As written earlier, due to the worry that the property market may have become too cold and become a danger to the whole economy, China has started to ‘warm-up’ its property market. Read here: China’s Property Market Rescue Package Deployed. This is insufficient as per China’s largest residential developer, Vanke. In fact, only the two major cities of Beijing and Shanghai are doing well while many other cities are facing great inventory pressure. In other words, way too many supply than what demand can absorb. On average, China needs 13 months to sell off existing inventory. Of course his views are different from many other developers who said that the worst time is over for the property market. Nevertheless, as per statistics from official data, the real estate investment growth has slowed for the first 11 months of 2014. However, in terms of property sales, it has hit the highest level seen thus far for 2014. Perhaps, the warming up has started to show some results.
Except for China, not many market has been more aggressive than usual to prop up the real estate market.

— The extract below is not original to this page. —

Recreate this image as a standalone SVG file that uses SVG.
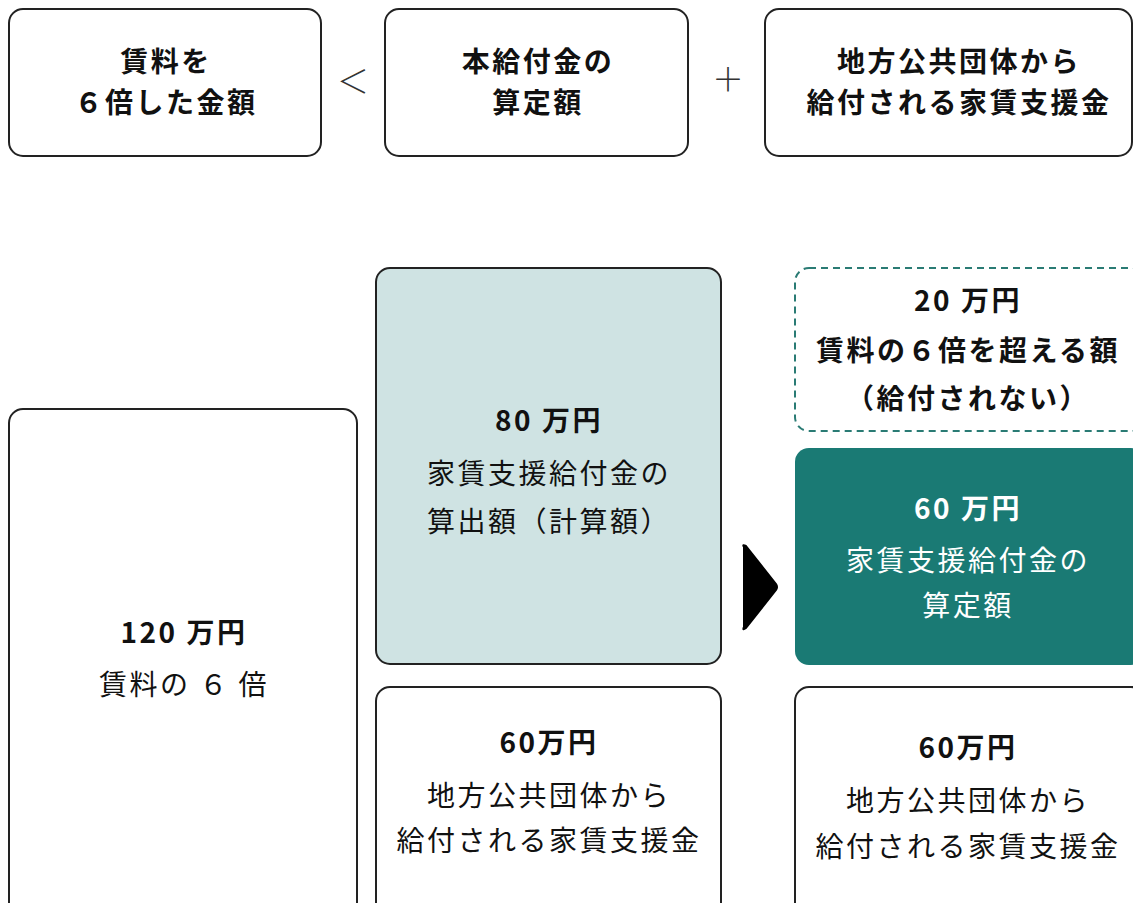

For example, in Malaysia, officially the push is for more affordable homes by both the government as well as the private sector instead of relaxing measures such as DIBS or reduction of RPGT or even relaxing the bank lending curbs from Bank Negara Malaysia. Perhaps the market is different. The oversupply situation in Malaysia is definitely not as bad as China. However, looking closely may reveal that prices of properties in KL is definitely not sustainable at current level. Average price is close to RM700k which is exorbitant no matter to which category of middle income Malaysians. Read here: Average Value of residential properties in KL is RM673K In other words, the lower priced secondary ones are available but so are those which are over RM1 million and yet is just 1,000 sf or even smaller depending on the area which the property is at. I do not think the buyers would suffer losses by selling it because of their much lower entry prices many years back but seriously, there’s no chance to earn huge profits like what these buyers envisioned when they bought it in the first place.
Oh yeah, would the situation warrant some ‘warming up’ measures like that of China? I think we should just watch the Singapore property market for some clues. Already the local developers there are becoming more vocal in saying that the government may need to intervene before the market situation becomes too negative. Transactions are falling, prices are also dropping and this is true for HDB homes all the way to luxury ones in the island including Sentosa. Some sellers are even selling at a loss though actual reasons unknown. Assuming the Singapore government acts 6 – 9 months ahead of Malaysia, we can sort of guess what may happen once the Singaporean government intervenes in its property market. As of now, there has been no indication that such an action is forthcoming. If I do come across it, will share. Happy waiting, if you are still waiting.